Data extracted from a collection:
▼
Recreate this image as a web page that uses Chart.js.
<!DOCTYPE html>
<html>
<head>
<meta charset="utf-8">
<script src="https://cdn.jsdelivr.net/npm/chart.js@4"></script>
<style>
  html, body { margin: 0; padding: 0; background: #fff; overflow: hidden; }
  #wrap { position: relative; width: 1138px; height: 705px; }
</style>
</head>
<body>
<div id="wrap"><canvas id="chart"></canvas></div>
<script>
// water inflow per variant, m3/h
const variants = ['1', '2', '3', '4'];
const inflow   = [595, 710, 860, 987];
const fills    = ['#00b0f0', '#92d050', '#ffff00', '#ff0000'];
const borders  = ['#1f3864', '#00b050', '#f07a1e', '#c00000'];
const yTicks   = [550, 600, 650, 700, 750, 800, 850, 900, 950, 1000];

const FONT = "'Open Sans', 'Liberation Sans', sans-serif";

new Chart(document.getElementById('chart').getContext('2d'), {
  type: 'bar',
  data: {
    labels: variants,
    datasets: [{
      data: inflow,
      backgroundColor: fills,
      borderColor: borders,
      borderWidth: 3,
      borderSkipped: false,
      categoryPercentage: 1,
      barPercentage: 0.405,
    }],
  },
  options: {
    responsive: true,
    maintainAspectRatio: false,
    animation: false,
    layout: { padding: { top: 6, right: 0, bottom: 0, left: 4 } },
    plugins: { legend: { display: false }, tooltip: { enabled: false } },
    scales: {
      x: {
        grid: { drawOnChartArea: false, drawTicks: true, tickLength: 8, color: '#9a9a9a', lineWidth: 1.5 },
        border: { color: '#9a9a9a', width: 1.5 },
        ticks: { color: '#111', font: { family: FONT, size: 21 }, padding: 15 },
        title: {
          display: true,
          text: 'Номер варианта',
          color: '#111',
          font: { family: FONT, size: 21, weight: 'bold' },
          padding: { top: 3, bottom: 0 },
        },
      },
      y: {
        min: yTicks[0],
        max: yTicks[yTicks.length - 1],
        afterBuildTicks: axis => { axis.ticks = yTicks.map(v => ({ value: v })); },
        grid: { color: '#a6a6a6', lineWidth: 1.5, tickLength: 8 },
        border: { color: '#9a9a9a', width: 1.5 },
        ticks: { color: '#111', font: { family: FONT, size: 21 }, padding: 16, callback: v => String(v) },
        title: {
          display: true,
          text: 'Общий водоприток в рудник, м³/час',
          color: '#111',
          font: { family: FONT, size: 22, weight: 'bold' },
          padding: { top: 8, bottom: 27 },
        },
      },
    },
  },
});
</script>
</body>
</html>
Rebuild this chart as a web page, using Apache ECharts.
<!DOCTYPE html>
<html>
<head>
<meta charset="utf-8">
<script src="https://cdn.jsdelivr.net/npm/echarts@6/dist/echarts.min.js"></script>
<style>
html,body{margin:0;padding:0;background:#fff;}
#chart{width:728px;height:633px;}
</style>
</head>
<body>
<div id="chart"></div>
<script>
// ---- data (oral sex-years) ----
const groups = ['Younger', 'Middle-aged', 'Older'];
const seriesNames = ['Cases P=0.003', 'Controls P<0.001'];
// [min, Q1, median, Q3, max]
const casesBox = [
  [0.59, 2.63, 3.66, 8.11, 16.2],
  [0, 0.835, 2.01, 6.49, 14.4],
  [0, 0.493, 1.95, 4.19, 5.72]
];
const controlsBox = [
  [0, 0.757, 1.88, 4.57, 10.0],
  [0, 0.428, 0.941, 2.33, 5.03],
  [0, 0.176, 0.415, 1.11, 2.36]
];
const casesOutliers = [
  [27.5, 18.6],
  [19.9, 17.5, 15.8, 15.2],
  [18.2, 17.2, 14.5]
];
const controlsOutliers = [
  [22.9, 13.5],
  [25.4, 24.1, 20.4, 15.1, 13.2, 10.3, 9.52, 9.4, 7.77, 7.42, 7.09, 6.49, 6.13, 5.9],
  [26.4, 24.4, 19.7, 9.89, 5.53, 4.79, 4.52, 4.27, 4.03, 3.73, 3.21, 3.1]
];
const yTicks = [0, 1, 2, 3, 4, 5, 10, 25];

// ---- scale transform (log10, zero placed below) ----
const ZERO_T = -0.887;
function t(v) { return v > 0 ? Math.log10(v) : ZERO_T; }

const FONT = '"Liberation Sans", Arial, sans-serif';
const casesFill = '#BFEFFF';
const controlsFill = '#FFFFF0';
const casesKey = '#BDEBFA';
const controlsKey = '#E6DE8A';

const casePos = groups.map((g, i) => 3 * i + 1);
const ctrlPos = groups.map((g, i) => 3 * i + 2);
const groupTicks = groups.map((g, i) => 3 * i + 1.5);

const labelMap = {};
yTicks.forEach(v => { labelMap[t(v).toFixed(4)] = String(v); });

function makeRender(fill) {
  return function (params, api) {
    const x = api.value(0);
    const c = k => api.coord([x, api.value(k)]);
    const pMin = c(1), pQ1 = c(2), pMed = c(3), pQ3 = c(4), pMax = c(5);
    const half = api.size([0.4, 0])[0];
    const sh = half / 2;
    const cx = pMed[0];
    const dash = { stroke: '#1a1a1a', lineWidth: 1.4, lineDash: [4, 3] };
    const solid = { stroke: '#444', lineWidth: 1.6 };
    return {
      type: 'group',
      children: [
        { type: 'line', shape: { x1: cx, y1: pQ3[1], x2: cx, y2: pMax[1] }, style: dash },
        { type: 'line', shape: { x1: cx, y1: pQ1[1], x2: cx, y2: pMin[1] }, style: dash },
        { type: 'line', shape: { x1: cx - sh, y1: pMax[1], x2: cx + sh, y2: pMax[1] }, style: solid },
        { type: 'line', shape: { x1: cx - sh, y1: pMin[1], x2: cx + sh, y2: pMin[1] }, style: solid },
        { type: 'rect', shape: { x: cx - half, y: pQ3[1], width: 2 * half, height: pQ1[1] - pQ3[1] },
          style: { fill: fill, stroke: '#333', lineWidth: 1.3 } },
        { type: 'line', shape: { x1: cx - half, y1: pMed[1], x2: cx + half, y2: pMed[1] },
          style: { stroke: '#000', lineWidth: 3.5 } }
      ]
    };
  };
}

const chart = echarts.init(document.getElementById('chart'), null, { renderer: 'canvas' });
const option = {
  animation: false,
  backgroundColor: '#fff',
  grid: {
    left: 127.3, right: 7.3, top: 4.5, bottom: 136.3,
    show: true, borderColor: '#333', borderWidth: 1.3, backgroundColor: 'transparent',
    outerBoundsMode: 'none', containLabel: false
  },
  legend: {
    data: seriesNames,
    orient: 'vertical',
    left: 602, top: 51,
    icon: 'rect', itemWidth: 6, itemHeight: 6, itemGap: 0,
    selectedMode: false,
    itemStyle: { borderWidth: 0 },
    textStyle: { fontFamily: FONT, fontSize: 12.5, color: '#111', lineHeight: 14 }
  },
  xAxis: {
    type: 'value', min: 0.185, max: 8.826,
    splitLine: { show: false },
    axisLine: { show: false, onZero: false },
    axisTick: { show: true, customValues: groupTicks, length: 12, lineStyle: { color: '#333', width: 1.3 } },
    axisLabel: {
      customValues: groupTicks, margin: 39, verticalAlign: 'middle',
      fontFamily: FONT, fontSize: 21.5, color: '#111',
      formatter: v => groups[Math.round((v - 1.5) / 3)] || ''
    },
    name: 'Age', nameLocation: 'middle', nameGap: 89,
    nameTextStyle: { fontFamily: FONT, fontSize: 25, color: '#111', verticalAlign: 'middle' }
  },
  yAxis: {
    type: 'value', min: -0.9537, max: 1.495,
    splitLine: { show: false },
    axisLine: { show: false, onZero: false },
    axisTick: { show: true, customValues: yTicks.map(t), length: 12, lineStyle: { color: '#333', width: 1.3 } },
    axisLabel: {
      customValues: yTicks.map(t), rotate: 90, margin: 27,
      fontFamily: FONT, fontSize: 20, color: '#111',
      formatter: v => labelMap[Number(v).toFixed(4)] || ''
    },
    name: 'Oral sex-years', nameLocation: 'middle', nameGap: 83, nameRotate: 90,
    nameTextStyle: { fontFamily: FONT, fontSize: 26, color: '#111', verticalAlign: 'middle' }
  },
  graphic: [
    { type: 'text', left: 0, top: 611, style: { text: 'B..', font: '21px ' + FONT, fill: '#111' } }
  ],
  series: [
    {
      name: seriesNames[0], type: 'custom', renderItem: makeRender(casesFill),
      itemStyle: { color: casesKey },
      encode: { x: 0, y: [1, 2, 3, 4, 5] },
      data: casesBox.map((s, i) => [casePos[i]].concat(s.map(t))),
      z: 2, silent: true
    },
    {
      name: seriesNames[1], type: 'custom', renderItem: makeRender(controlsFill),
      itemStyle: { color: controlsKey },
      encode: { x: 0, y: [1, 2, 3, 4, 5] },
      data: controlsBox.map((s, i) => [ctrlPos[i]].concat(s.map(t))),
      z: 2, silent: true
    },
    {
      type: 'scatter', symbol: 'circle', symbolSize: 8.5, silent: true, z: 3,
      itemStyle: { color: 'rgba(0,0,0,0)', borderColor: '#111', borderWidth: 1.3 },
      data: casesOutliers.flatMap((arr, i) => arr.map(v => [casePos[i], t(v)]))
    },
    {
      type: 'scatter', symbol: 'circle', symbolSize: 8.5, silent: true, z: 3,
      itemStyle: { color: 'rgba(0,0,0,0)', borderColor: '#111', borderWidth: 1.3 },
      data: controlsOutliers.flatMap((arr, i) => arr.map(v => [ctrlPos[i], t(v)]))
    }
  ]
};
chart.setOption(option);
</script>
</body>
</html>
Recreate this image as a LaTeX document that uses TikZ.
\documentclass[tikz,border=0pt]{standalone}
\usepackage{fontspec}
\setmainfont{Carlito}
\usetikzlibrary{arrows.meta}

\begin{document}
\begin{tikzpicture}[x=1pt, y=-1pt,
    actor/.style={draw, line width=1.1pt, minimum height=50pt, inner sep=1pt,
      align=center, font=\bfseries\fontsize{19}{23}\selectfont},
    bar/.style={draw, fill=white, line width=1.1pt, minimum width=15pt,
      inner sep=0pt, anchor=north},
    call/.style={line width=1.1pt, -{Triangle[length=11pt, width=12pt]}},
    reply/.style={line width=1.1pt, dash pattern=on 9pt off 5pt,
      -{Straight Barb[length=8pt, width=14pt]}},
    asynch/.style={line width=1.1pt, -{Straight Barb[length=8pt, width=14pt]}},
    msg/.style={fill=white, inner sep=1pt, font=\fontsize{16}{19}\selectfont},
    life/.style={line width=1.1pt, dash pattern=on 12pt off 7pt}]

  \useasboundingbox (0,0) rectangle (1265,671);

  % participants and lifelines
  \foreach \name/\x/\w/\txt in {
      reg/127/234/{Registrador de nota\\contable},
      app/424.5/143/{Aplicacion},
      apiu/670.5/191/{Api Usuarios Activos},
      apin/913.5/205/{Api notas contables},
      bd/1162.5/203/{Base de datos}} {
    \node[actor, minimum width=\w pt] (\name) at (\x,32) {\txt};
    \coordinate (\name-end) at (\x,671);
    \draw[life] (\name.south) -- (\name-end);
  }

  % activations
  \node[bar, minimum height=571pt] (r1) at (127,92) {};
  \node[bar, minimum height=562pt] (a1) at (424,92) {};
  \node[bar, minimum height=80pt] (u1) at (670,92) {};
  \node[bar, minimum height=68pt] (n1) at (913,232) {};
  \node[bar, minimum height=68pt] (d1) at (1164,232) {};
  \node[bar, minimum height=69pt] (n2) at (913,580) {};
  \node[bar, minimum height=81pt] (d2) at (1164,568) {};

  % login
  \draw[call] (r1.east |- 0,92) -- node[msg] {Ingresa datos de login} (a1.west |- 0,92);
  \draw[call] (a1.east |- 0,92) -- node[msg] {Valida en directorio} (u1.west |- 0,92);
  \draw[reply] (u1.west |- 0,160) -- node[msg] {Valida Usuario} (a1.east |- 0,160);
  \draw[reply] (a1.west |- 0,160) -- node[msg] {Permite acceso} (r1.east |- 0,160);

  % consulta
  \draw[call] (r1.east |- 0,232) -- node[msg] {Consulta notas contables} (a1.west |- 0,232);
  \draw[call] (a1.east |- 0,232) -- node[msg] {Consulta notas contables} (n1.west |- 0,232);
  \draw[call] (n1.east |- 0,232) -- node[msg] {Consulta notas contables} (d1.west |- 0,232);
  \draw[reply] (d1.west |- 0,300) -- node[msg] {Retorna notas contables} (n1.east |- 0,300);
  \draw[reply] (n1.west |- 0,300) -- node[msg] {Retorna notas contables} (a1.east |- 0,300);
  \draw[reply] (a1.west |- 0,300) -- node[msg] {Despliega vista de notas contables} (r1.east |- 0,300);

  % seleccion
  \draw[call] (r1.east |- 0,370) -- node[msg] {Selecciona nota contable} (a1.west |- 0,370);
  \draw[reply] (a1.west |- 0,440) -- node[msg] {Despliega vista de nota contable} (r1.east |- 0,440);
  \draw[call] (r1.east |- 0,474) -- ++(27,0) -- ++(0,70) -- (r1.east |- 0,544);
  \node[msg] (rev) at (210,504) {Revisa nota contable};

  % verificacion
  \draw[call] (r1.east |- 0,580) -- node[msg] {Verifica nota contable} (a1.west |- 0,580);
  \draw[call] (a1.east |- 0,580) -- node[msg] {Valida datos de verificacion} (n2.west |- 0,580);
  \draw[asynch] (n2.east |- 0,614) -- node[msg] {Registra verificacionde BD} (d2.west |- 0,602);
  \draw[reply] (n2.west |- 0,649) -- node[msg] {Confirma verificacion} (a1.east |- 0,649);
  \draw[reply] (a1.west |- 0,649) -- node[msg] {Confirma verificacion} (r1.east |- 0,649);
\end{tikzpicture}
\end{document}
▲
EXERCISE AIM.
Quote the listing above, but only from the line that shows "Recreate this image as a LaTeX" through the line that shows "(r1.east |- 0,160);".

OUTPUT OF THE EXERCISE.
Recreate this image as a LaTeX document that uses TikZ.
\documentclass[tikz,border=0pt]{standalone}
\usepackage{fontspec}
\setmainfont{Carlito}
\usetikzlibrary{arrows.meta}

\begin{document}
\begin{tikzpicture}[x=1pt, y=-1pt,
    actor/.style={draw, line width=1.1pt, minimum height=50pt, inner sep=1pt,
      align=center, font=\bfseries\fontsize{19}{23}\selectfont},
    bar/.style={draw, fill=white, line width=1.1pt, minimum width=15pt,
      inner sep=0pt, anchor=north},
    call/.style={line width=1.1pt, -{Triangle[length=11pt, width=12pt]}},
    reply/.style={line width=1.1pt, dash pattern=on 9pt off 5pt,
      -{Straight Barb[length=8pt, width=14pt]}},
    asynch/.style={line width=1.1pt, -{Straight Barb[length=8pt, width=14pt]}},
    msg/.style={fill=white, inner sep=1pt, font=\fontsize{16}{19}\selectfont},
    life/.style={line width=1.1pt, dash pattern=on 12pt off 7pt}]

  \useasboundingbox (0,0) rectangle (1265,671);

  % participants and lifelines
  \foreach \name/\x/\w/\txt in {
      reg/127/234/{Registrador de nota\\contable},
      app/424.5/143/{Aplicacion},
      apiu/670.5/191/{Api Usuarios Activos},
      apin/913.5/205/{Api notas contables},
      bd/1162.5/203/{Base de datos}} {
    \node[actor, minimum width=\w pt] (\name) at (\x,32) {\txt};
    \coordinate (\name-end) at (\x,671);
    \draw[life] (\name.south) -- (\name-end);
  }

  % activations
  \node[bar, minimum height=571pt] (r1) at (127,92) {};
  \node[bar, minimum height=562pt] (a1) at (424,92) {};
  \node[bar, minimum height=80pt] (u1) at (670,92) {};
  \node[bar, minimum height=68pt] (n1) at (913,232) {};
  \node[bar, minimum height=68pt] (d1) at (1164,232) {};
  \node[bar, minimum height=69pt] (n2) at (913,580) {};
  \node[bar, minimum height=81pt] (d2) at (1164,568) {};

  % login
  \draw[call] (r1.east |- 0,92) -- node[msg] {Ingresa datos de login} (a1.west |- 0,92);
  \draw[call] (a1.east |- 0,92) -- node[msg] {Valida en directorio} (u1.west |- 0,92);
  \draw[reply] (u1.west |- 0,160) -- node[msg] {Valida Usuario} (a1.east |- 0,160);
  \draw[reply] (a1.west |- 0,160) -- node[msg] {Permite acceso} (r1.east |- 0,160);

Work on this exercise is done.